While it is indisputably true that boreal forests are less species rich than similar forests closer to the equator, this view does not hold for all types of boreal forests or species groups (especially bryophytes and lichens). Indeed, old-growth boreal forests typically harbor species (both plants and animals) assemblages that differs from younger forests (Drapeau et al. 2003). For instance, Bergeron and Fenton (2012) found that stand-level species richness of both vascular and nonvascular plants increased significantly 150 years after fire. Old-growth boreal forests, therefore, can harbor a diverse understory community that is absent in younger stands. As old-growth forests constitute only a small fraction of boreal forest landscapes, the loss of theses stands (for instance to logging) could result in a significant loss of species (Esseen et al. 1997; Siitonen 2001).

How do natural and managed black spruce forests differ?

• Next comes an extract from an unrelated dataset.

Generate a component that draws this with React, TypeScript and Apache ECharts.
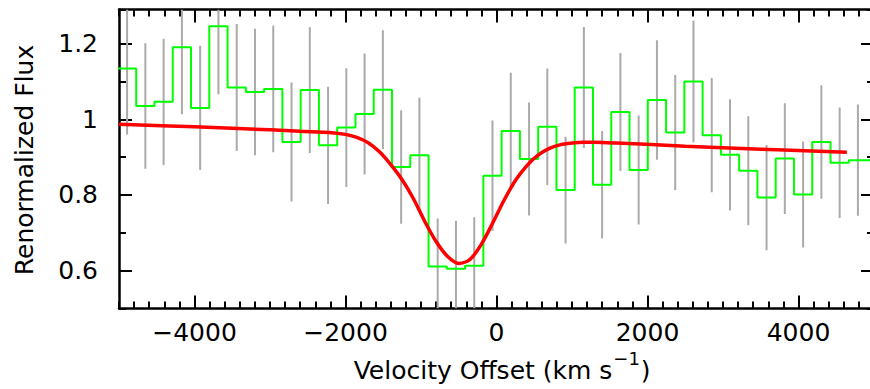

Over the past decade, several studies have compared the effects of logging and fire on soil properties, tree growth, stand productivity, and understory vegetation in the northern Clay Belt (Nguyen-Xuan et al. 2000; Simard et al. 2001; Fenton and Bergeron 2007; Fenton et al. 2009; Lafleur et al. 2010b, Lafleur et al. 2016; Renard et al. 2016). More specifically, these studies compared several logging methods (i.e. clearcutting, careful logging around advanced growth, and partial harvesting), logging seasons (i.e. summer and winter), and burn severity (prescribed burning and high- and low-severity soil burns).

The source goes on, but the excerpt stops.